Mon May 5 01:04:53 EDT 2008

En Sun, 04 May 2008 17:01:15 -0300, lev <levlozhkin at gmail.com> escribió:

>> * Change indentation from 8 spaces to 4
>     I like using tabs because of the text editor I use, the script at
> the end is with 4 though.

Can't you configure it to use 4 spaces per indent - and not use "hard" tabs?

>> * Remove useless "pass" and "return" lines
>     I replaced the return nothing lines with passes, but I like
> keeping them in case the indentation is ever lost - makes it easy to
> go back to original indentation

I can't think of a case when only indentation "is lost" - if you have a crash or something, normally you lose much more than indentation... Simple backups or a SCM system like cvs/svn will help. So I don't see the usefulness of those "pass" statements; I think that after some time using Python you'll consider them just garbage, as everyone else.

>> * Temporarily change broken "chdir" line
>     removed as many instances of chdir as possible (a few useless ones
> to accomodate the functions - changed functions to not chdir as much),
> that line seems to work... I made it in case the script is launched
> with say: 'python somedir\someotherdir\script.py' rather than 'python
> script.py', because I need it to work in it's own and parent
> directory.

You can determine the directory where the script resides using

import os
basedir = os.path.dirname(os.path.abspath(__file__))

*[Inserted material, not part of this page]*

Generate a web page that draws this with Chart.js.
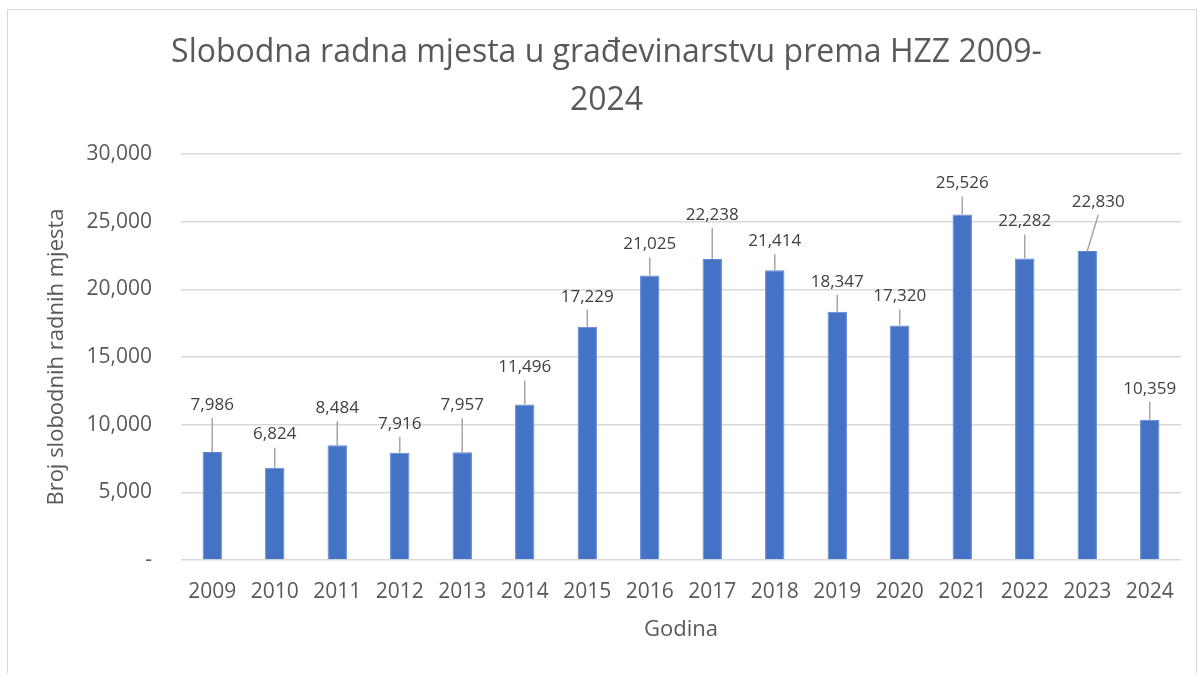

This way it doesn't matter how it was launched. But execute the above code as soon as possible (before any chdir)

>     checksums = open(checksums, 'r')
>     for fline in checksums.readlines():

You can directly iterate over the file:

     for fline in checksums:

(readlines() reads the whole file contents in memory; I guess this is not an issue here, but in other cases it may be an important difference)
Although it's perfectly valid, I would not reccomend using the same name for two different things (checksums refers to the file name *and* the file itself)

>     changed_files_keys = changed_files.keys()
>     changed_files_keys.sort()
>     missing_files.sort()
>     print '\n'
>     if len(changed_files) != 0:
>         print 'File(s) changed:'
>         for key in changed_files_keys:

You don't have to copy the keys and sort; use the sorted() builtin:

     for key in sorted(changed_files.iterkeys()):

Also, "if len(changed_files) != 0" is usually written as:

     if changed_files:

The same for missing_files.

>         for x in range(len(missing_files)):
>             print '\t', missing_files[x]

That construct range(len(somelist)) is very rarely used. Either you don't need the index, and write:

for missing_file in missing_files:
     print '\t', missing_file

Or you want the index too, and write:

for i, missing_file in enumerate(missing_files):
     print '%2d: %s' % (i, missing_file)

> def calculate_checksum(file_name):
>     file_to_check = open(file_name, 'rb')
>     chunk = 8196

Any reason to use such number? 8K is 8192; you could use 8*1024 if you don't remember the value. I usually write 1024*1024 when I want exactly 1M.

-- 
Gabriel Genellina